The implementation of a new policy regulating financial aid based on attendance is illogical and could result in unfair reductions to student grant money.
According to a Sept. 12 University Star article, Pell Grant, Iraq and Afghanistan Service Grant and TEACH Grant recipients who do not attend classes they are enrolled in and receiving aid for may have their grants docked accordingly. If students are recorded as “absent” in a course on the 12th class day, they will now be assumed to have not attended class at all, and will have aid partially withdrawn.
Chris Murr, director of Financial Aid and Scholarship, said this is not a new regulation, but one the university will now follow in an effort to comply with federal rules. While it is commendable the university is now following federal rules—and somewhat concerning that they weren’t being followed in the first place—this regulation is unreasonable.
The problem is the new policy only monitors attendance one day out of an entire semester. Students aware of the policy can easily mark their calendars and set plans to attend the one class day that matters, completely circumventing the policy’s point.
Conversely, if grant-receiving students have no choice but to miss the 12th day because of injury or illness, it could result in unfair deductions or at the very least create unnecessary struggles for those attempting to explain their absence.
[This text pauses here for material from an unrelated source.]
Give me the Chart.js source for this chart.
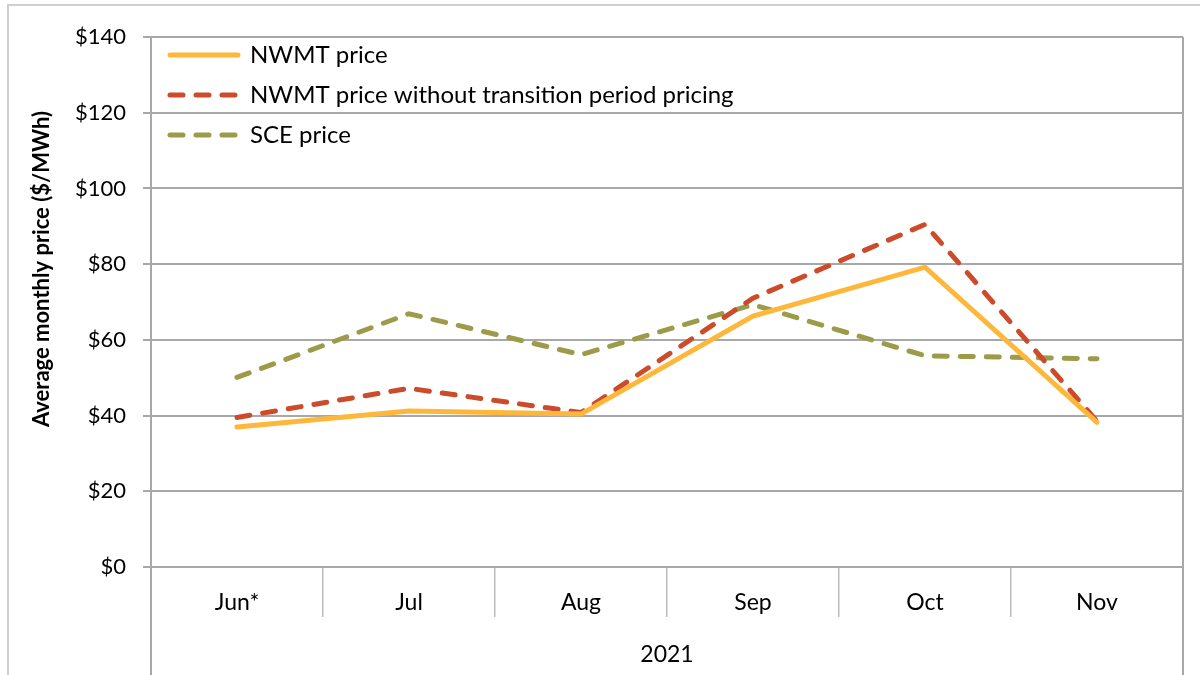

If federal officials want to regulate aid disbursement based on attendance, the least they could do is dock aid based on class attendance policies over the course of an entire semester instead of the arbitrary method currently in place. As long as students stay within course guidelines for attendance, their aid should not be reduced.
However, good attendance is not a guarantee students will do well in a class. Students may be more likely to do well in a class if they have attended a few lectures, but not necessarily. Many core-level classes are basically common sense and require no more than a small degree of life experience and intellect to pass.
Because some students are able to do well in a class without attending, aid should not be dependent upon just showing up. Instead, federal agencies and officials should consider a policy where aid is conditional upon the grade a student earns. If students fail their classes, then aid is docked—simple as that.
Many of the students who receive these grants depend upon them to continue attending college. The aid they receive should therefore not be cut without good reason. As long as students are passing classes in a timely fashion, they are moving towards a degree. Attendance record is irrelevant.
There are dozens of other ways federal aid can be more effectively regulated. The implementation of a policy based around attendance is inane and unfair, and should be reconsidered in order to create a more logical and efficient system to monitor aid money.